A Regular Expressions cheat sheet

  • Literals are just the exact string you're searching for.
  • Character Sets go inside square brackets []. h[ai]ppy can find "happy" or "hippy".
  • Ranges - also go inside square brackets, and they include a hyphen.[A-Za-z] matches any uppercase or lowercase letter.
  • The caret symbol ^, when used inside square brackets before a character set, excludes that character set. [^xyz] matches any character that isn't x, y, or z.
  • When the caret symbol / hat ^ is used at the start of a string (not inside brackets), it denotes that the string must start with whatever comes after the ^. When it's used this way, it's called an anchor.
  • The dollar sign $ is also an anchor, but it's used at the end of a string to make sure that no more words come after the end of the string.
  • The period . is a wildcard that can match any single character. .at can match "cat", "hat", "9at", and many other strings.
  • The backslash \ is an escape character. It's used before any character has a special meaning in RegEx, when you want to find the actual character. For example, if you want to find an actual period . rather than use it as a wildcard, you type \. Some other special characters that need to be escaped if you want to search for them are ^, $, ?, *, +, {}, (), [], -, |, and \.
  • The pipe symbol | is used for alternation. It basically means OR. So if you want to find "ice cream" OR "cake" (or both), you type ice cream|cake.
  • Parentheses ()are used for grouping. So if you want to find "I feel like ice cream" OR "I feel like cake", you would type I feel like (ice cream|cake). If you don't use the parentheses and just type I feel like ice cream|cake, it will match both "I feel like ice cream", and also every instance of "cake" by itself.
  • Curly braces {} are used to denote fixed quantifiers. They go after a character (or set, or range, or grouping) that you want to match a certain number of times. You can either put an exact quantity, like {3}, or a range of quantities, like {2,5} inside the braces. ha{3,10}ha means that the first "ha" must have at least three "a"s and at most ten "a"s.
  • The question mark ? matches the preceding character 0 or 1 times.
  • The asterisk * matches the preceding character 0 or more times. It's called the "Kleene star."
  • The plus sign + matches the preceding character 1 or more times. It's called the "Kleene plus."
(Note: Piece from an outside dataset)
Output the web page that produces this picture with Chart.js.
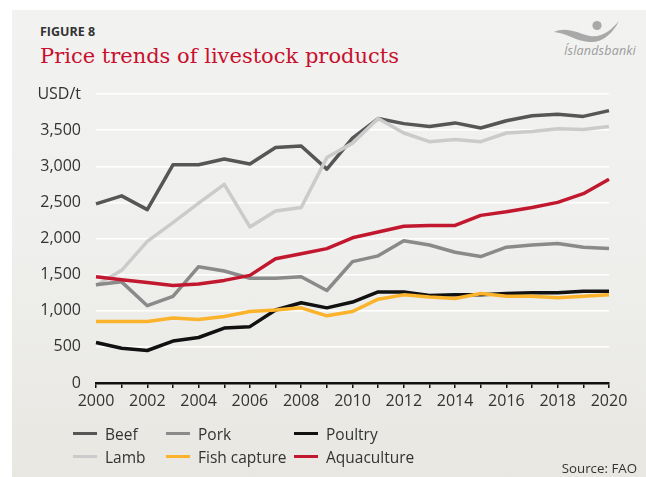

Shorthand Character Classes These character classes are a shorter way of writing some RegEx expressions:

  • \w represents the RegEx range [A-Za-z0=_]: any upper or lowercase letter, any numeral, or an underscore. The "w" stands for word.
  • \d represents the RegEx range [0-9]: any digit character.
  • \s represents the RegEx range [ \t\r\n\f\v]: any whitespace character: a single space, tab, carriage return, line break, form feed, or vertical tab.

Negated character classes are all uppercase:

  • \W is the non-word character class. It represents the RegEx range [^A-Za-z0-9_] -- in other words, any character that is not included in the \w range.
  • \D is the non-digit character class. It represents any character that is not in the \d range.
  • \S is the non-whitespace character class. It represents any character that is not in the \s range.

THE END!